**Task prompt**. Skip all pictures. Write out the data below from its first line through the line that contains "(piagetTxt) at (554,266)".

**Provided material**.
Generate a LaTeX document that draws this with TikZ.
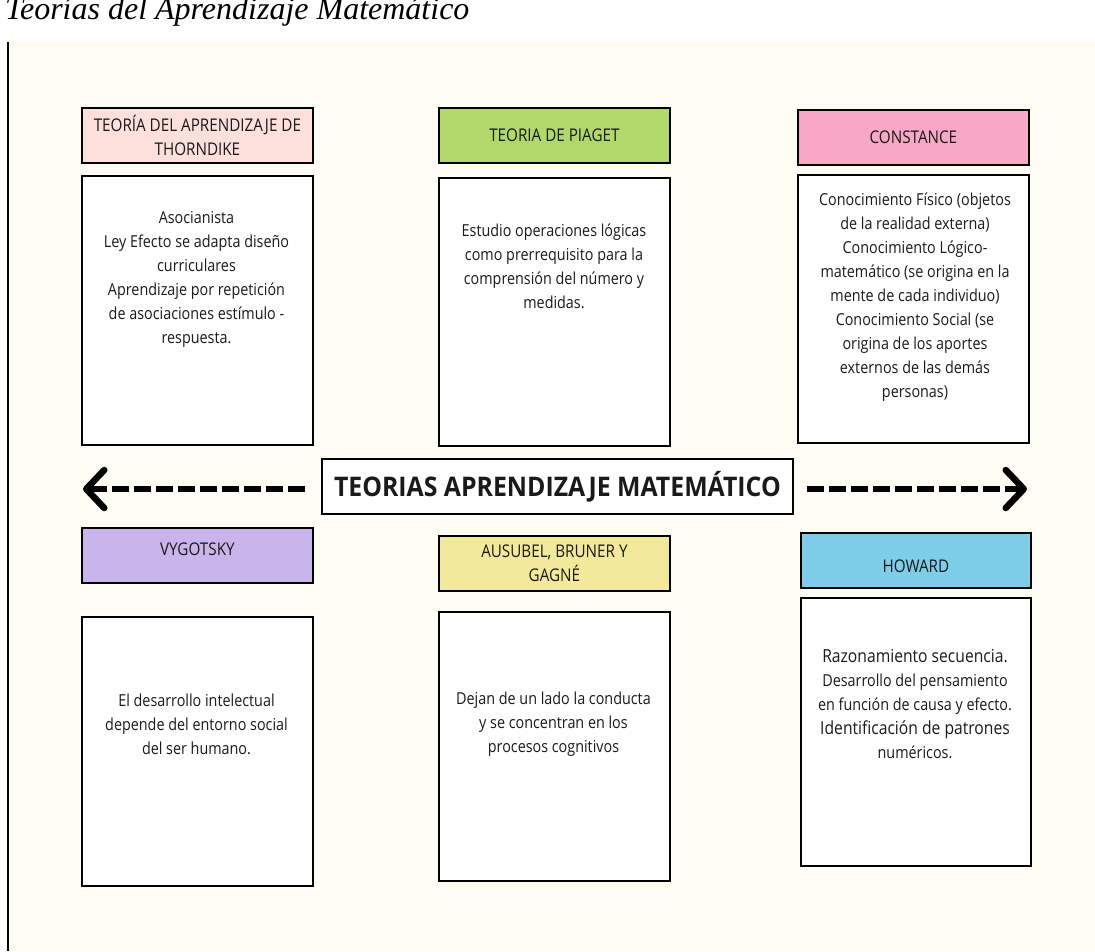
\documentclass[tikz,border=0pt]{standalone}
\usepackage{fontspec}
\setmainfont{Open Sans}[FakeStretch=0.87]
\newfontfamily\centrofont{Open Sans}[FakeStretch=0.92]
\newfontfamily\titulofont{Liberation Serif}
\usepackage{tikz}
\usetikzlibrary{arrows.meta,calc,positioning}
\definecolor{fondo}{HTML}{FDFDF4}
\definecolor{c-thorn}{HTML}{FDE0DC}
\definecolor{c-piaget}{HTML}{B0D86B}
\definecolor{c-const}{HTML}{F6A8C4}
\definecolor{c-vyg}{HTML}{C9B5EC}
\definecolor{c-ausub}{HTML}{F3E99B}
\definecolor{c-howard}{HTML}{7ECDE9}
\definecolor{tinta}{HTML}{1A1A1A}

\tikzset{
  cabeza/.style={draw=black,line width=1.8pt,anchor=north west,inner sep=0pt,
    minimum width=231pt,minimum height=55pt,align=center,text=tinta,
    font=\fontsize{17.5}{24}\selectfont},
  cuerpo/.style={draw=black,line width=1.8pt,fill=white,anchor=north west,
    minimum width=231pt,minimum height=269pt},
  texto/.style={align=center,inner sep=0pt,text=tinta,
    font=\fontsize{16.5}{24}\selectfont},
  flecha/.style={line width=6pt,dash pattern=on 17pt off 5pt,
    -{Straight Barb[length=18pt,width=38pt,line width=6.5pt,round]}}
}

\begin{document}
\begin{tikzpicture}[x=1pt,y=-1pt]
  \useasboundingbox (0,0) rectangle (1095,951);
  \fill[white] (0,0) rectangle (1095,951);
  \fill[fondo] (9,42) rectangle (1095,951);
  \draw[line width=2pt] (8,42) -- (8,951);

  % Titulo
  \node[anchor=base west,inner sep=0pt] (titulo) at (5,19)
    {\titulofont\itshape\fontsize{32}{36}\selectfont Teorías del Aprendizaje Matemático};

  % Fila superior
  \node[cabeza,fill=c-thorn] (thorn) at (81,107) {TEORÍA DEL APRENDIZAJE DE\\THORNDIKE};
  \node[cuerpo] (thornBody) at (81,175) {};
  \node[texto] (thornTxt) at (196.5,279.5) {Asocianista\\Ley Efecto se adapta diseño\\curriculares\\Aprendizaje por repetición\\de asociaciones estímulo -\\respuesta.};

  \node[cabeza,fill=c-piaget] (piaget) at (438,107) {TEORIA DE PIAGET};
  \node[cuerpo,minimum height=268pt] (piagetBody) at (438,177) {};
  \node[texto] (piagetTxt) at (554,266) {Estudio operaciones lógicas\\como prerrequisito para la\\comprensión del número y\\medidas.};

  \node[cabeza,fill=c-const] (const) at (797,109) {CONSTANCE};
  \node[cuerpo,minimum height=268pt] (constBody) at (797,174) {};
  \node[texto] (constTxt) at (915,297) {Conocimiento Físico (objetos\\de la realidad externa)\\Conocimiento Lógico-\\matemático (se origina en la\\mente de cada individuo)\\Conocimiento Social (se\\origina de los aportes\\externos de las demás\\personas)};

  % Nodo central y flechas
  \node[draw=black,line width=1.8pt,fill=white,anchor=north west,inner sep=0pt,
    minimum width=471pt,minimum height=55pt,text=tinta,
    font=\centrofont\bfseries\fontsize{27}{30}\selectfont] (ctr) at (321,458)
    {TEORIAS APRENDIZAJE MATEMÁTICO};
  \coordinate (lend) at (83,489);
  \coordinate (rend) at (1027,489);
  \draw[flecha,shorten <=16pt] (ctr.west |- lend) -- (lend);
  \draw[flecha,shorten <=13pt] (ctr.east |- rend) -- (rend);

  % Fila inferior
  \node[cabeza,fill=c-vyg,text depth=12pt] (vyg) at (81,527) {VYGOTSKY};
  \node[cuerpo] (vygBody) at (81,616) {};
  \node[texto] (vygTxt) at (196.5,724) {El desarrollo intelectual\\depende del entorno social\\del ser humano.};

  \node[cabeza,fill=c-ausub] (ausub) at (438,535) {AUSUBEL, BRUNER Y\\GAGNÉ};
  \node[cuerpo] (ausubBody) at (438,611) {};
  \node[texto] (ausubTxt) at (553.5,724) {Dejan de un lado la conducta\\y se concentran en los\\procesos cognitivos};

  \node[cabeza,fill=c-howard,minimum width=230pt,text height=24pt,text depth=0pt] (howard) at (800,532) {HOWARD};
  \node[cuerpo,minimum width=230pt,minimum height=268pt] (howardBody) at (800,597) {};
  \node[texto] (howardTxt) at (915,703.5) {\fontsize{18}{24.5}\selectfont Razonamiento secuencia.\\
    \fontsize{16.5}{24.5}\selectfont Desarrollo del pensamiento\\
    en función de causa y efecto.\\
    \fontsize{18}{24.5}\selectfont Identificación de patrones\\numéricos.};
\end{tikzpicture}
\end{document}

**Output below**.
Generate a LaTeX document that draws this with TikZ.
\documentclass[tikz,border=0pt]{standalone}
\usepackage{fontspec}
\setmainfont{Open Sans}[FakeStretch=0.87]
\newfontfamily\centrofont{Open Sans}[FakeStretch=0.92]
\newfontfamily\titulofont{Liberation Serif}
\usepackage{tikz}
\usetikzlibrary{arrows.meta,calc,positioning}
\definecolor{fondo}{HTML}{FDFDF4}
\definecolor{c-thorn}{HTML}{FDE0DC}
\definecolor{c-piaget}{HTML}{B0D86B}
\definecolor{c-const}{HTML}{F6A8C4}
\definecolor{c-vyg}{HTML}{C9B5EC}
\definecolor{c-ausub}{HTML}{F3E99B}
\definecolor{c-howard}{HTML}{7ECDE9}
\definecolor{tinta}{HTML}{1A1A1A}

\tikzset{
  cabeza/.style={draw=black,line width=1.8pt,anchor=north west,inner sep=0pt,
    minimum width=231pt,minimum height=55pt,align=center,text=tinta,
    font=\fontsize{17.5}{24}\selectfont},
  cuerpo/.style={draw=black,line width=1.8pt,fill=white,anchor=north west,
    minimum width=231pt,minimum height=269pt},
  texto/.style={align=center,inner sep=0pt,text=tinta,
    font=\fontsize{16.5}{24}\selectfont},
  flecha/.style={line width=6pt,dash pattern=on 17pt off 5pt,
    -{Straight Barb[length=18pt,width=38pt,line width=6.5pt,round]}}
}

\begin{document}
\begin{tikzpicture}[x=1pt,y=-1pt]
  \useasboundingbox (0,0) rectangle (1095,951);
  \fill[white] (0,0) rectangle (1095,951);
  \fill[fondo] (9,42) rectangle (1095,951);
  \draw[line width=2pt] (8,42) -- (8,951);

  % Titulo
  \node[anchor=base west,inner sep=0pt] (titulo) at (5,19)
    {\titulofont\itshape\fontsize{32}{36}\selectfont Teorías del Aprendizaje Matemático};

  % Fila superior
  \node[cabeza,fill=c-thorn] (thorn) at (81,107) {TEORÍA DEL APRENDIZAJE DE\\THORNDIKE};
  \node[cuerpo] (thornBody) at (81,175) {};
  \node[texto] (thornTxt) at (196.5,279.5) {Asocianista\\Ley Efecto se adapta diseño\\curriculares\\Aprendizaje por repetición\\de asociaciones estímulo -\\respuesta.};

  \node[cabeza,fill=c-piaget] (piaget) at (438,107) {TEORIA DE PIAGET};
  \node[cuerpo,minimum height=268pt] (piagetBody) at (438,177) {};
  \node[texto] (piagetTxt) at (554,266) {Estudio operaciones lógicas\\como prerrequisito para la\\comprensión del número y\\medidas.};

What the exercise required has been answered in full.